**Data provided:**
◆ ◆ ◆ ◆

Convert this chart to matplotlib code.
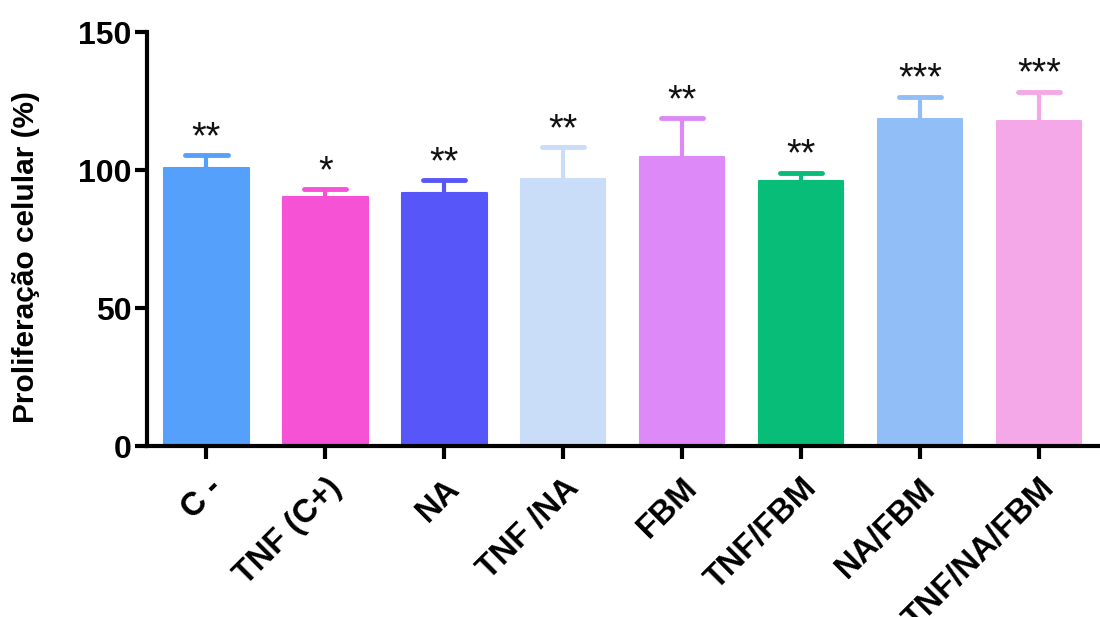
import matplotlib
matplotlib.use("Agg")
import matplotlib.pyplot as plt

plt.rcParams['font.family'] = ['Liberation Sans', 'DejaVu Sans']

# Grupos e valores (média e erro superior)
grupos = ['C -', 'TNF (C+)', 'NA', 'TNF /NA', 'FBM', 'TNF/FBM', 'NA/FBM', 'TNF/NA/FBM']
media = [100.6, 90.3, 91.7, 96.7, 104.8, 96.1, 118.5, 117.9]
erro = [4.8, 2.9, 4.7, 11.6, 13.9, 3.0, 8.1, 10.5]
signif = ['**', '*', '**', '**', '**', '**', '***', '***']
cores = ['#55A0FB', '#F552D6', '#5757F9', '#C9DDF8', '#DD8AF8', '#08BD78', '#92BEF8', '#F5A8E8']

fig = plt.figure(figsize=(11, 6.17), dpi=100)
ax = fig.add_axes([0.1336, 0.277, 0.865, 0.671])

x = list(range(len(grupos)))
largura = 0.71
ax.bar(x, media, width=largura, color=cores, edgecolor=cores, linewidth=1.5,
       joinstyle='round', zorder=2)

# só o lado de cima do erro: haste + traço horizontal
for i in x:
    topo = media[i] + erro[i]
    ax.vlines(i, media[i], topo, colors=cores[i], linewidth=3, zorder=1)
    ax.hlines(topo, i - largura / 4, i + largura / 4, colors=cores[i],
              linewidth=3.5, capstyle='round', zorder=1)
    ax.annotate(signif[i], (i, topo), xytext=(0, 5),
                textcoords='offset points', ha='center', va='baseline',
                fontsize=27, color='#111111')

ax.set_xlim(-0.5, 7.5)
ax.set_ylim(0, 150)
ax.set_yticks([0, 50, 100, 150])
ax.set_xticks(x)
ax.set_xticklabels(grupos, rotation=45, ha='right', rotation_mode='anchor',
                   fontsize=23.5, fontweight='bold')
for lab in ax.get_yticklabels():
    lab.set_fontsize(23)
    lab.set_fontweight('bold')
ax.set_ylabel('Proliferação celular (%)', fontsize=21.5, fontweight='bold')
ax.yaxis.set_label_coords(-0.112, 0.457)

for s in ['top', 'right']:
    ax.spines[s].set_visible(False)
for s in ['left', 'bottom']:
    ax.spines[s].set_linewidth(3)
ax.tick_params(width=3, length=9, pad=2)
ax.tick_params(axis='x', pad=10)

fig.savefig('out.png', dpi=100)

◆ ◆ ◆ ◆

**Challenge:** Set down again, exactly, the lines of the material above from its first line to the one with "ax.yaxis.set_label_coords(-0.112, 0.457)", inclusive. Leave the pictures out.

**Full answer:**
Convert this chart to matplotlib code.
import matplotlib
matplotlib.use("Agg")
import matplotlib.pyplot as plt

plt.rcParams['font.family'] = ['Liberation Sans', 'DejaVu Sans']

# Grupos e valores (média e erro superior)
grupos = ['C -', 'TNF (C+)', 'NA', 'TNF /NA', 'FBM', 'TNF/FBM', 'NA/FBM', 'TNF/NA/FBM']
media = [100.6, 90.3, 91.7, 96.7, 104.8, 96.1, 118.5, 117.9]
erro = [4.8, 2.9, 4.7, 11.6, 13.9, 3.0, 8.1, 10.5]
signif = ['**', '*', '**', '**', '**', '**', '***', '***']
cores = ['#55A0FB', '#F552D6', '#5757F9', '#C9DDF8', '#DD8AF8', '#08BD78', '#92BEF8', '#F5A8E8']

fig = plt.figure(figsize=(11, 6.17), dpi=100)
ax = fig.add_axes([0.1336, 0.277, 0.865, 0.671])

x = list(range(len(grupos)))
largura = 0.71
ax.bar(x, media, width=largura, color=cores, edgecolor=cores, linewidth=1.5,
       joinstyle='round', zorder=2)

# só o lado de cima do erro: haste + traço horizontal
for i in x:
    topo = media[i] + erro[i]
    ax.vlines(i, media[i], topo, colors=cores[i], linewidth=3, zorder=1)
    ax.hlines(topo, i - largura / 4, i + largura / 4, colors=cores[i],
              linewidth=3.5, capstyle='round', zorder=1)
    ax.annotate(signif[i], (i, topo), xytext=(0, 5),
                textcoords='offset points', ha='center', va='baseline',
                fontsize=27, color='#111111')

ax.set_xlim(-0.5, 7.5)
ax.set_ylim(0, 150)
ax.set_yticks([0, 50, 100, 150])
ax.set_xticks(x)
ax.set_xticklabels(grupos, rotation=45, ha='right', rotation_mode='anchor',
                   fontsize=23.5, fontweight='bold')
for lab in ax.get_yticklabels():
    lab.set_fontsize(23)
    lab.set_fontweight('bold')
ax.set_ylabel('Proliferação celular (%)', fontsize=21.5, fontweight='bold')
ax.yaxis.set_label_coords(-0.112, 0.457)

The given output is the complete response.